1

Is there a possible way to combine or translate python language into LaTex language?

I am to create an OCR using python and i would want a file's formatting from borders, to spatial differences, columns and rows, to margins etc. to be exactly as what it was from the original.

I just learned about LaTex a few days ago from a workshop that you can create a document with precise formatting through coding and i was wondering if it is possible if i could use this to be integrated along with my OCR code from python language.

Len
  • 11
  • A similar question was asked 10 years ago, but has its 16th answer posted 6 months back. Though it concerned more about recognizing equations, rather than page formats, etc. But I bet things should have progressed a bit by then ! – Partha D. May 16 '21 at 04:29
  • Thanks for the insight! Do you mind if you could provide me a link to that question? – Len May 16 '21 at 07:56
  • The words "similar question" is a link. That said, seems to me there are two somewhat separate issues. One is the OCR-part and also measuring and identifying the structure of the document in terms of margins, columns, fonts etc.

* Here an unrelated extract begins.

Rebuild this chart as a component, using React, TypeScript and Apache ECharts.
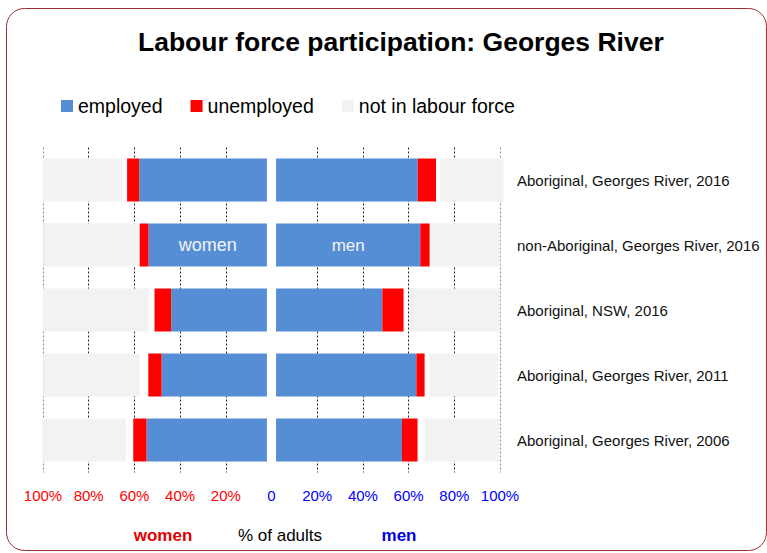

The second is making LaTeX-code corresponding to that structure (the geometry and multicols packages for example can be relevant here). I'm not entirely sure exactly what you're asking about. – Torbjørn T. May 16 '21 at 10:24
  • Thanks! But to further elaborate, our study aims to create a system where a pdf file is an input will be transcribed using ocr and create an interactive/answerable html-based test from it, with the exact same formatting but it can be answerable. LaTeX being one of the ideas we consider as bridging the gaps since it can precisely create documents, in particular to test documents. – Len May 16 '21 at 12:20
  • Ok, but it seems to me that if the end goal is HTML, then going via LaTeX doesn't really make much sense. The primary output of LaTeX is PDF, and while there are ways of making HTML from a .tex-file, e.g. make4ht, you may well have to do a lot of work to make the HTML look like you want anyways. make4ht for one does not make a "carbon copy" of the PDF. I'm no expert though, and I'm probablyy not seeing the whole picture, so these are just some thoughts of mine .. – Torbjørn T. May 16 '21 at 17:13

0 Answers0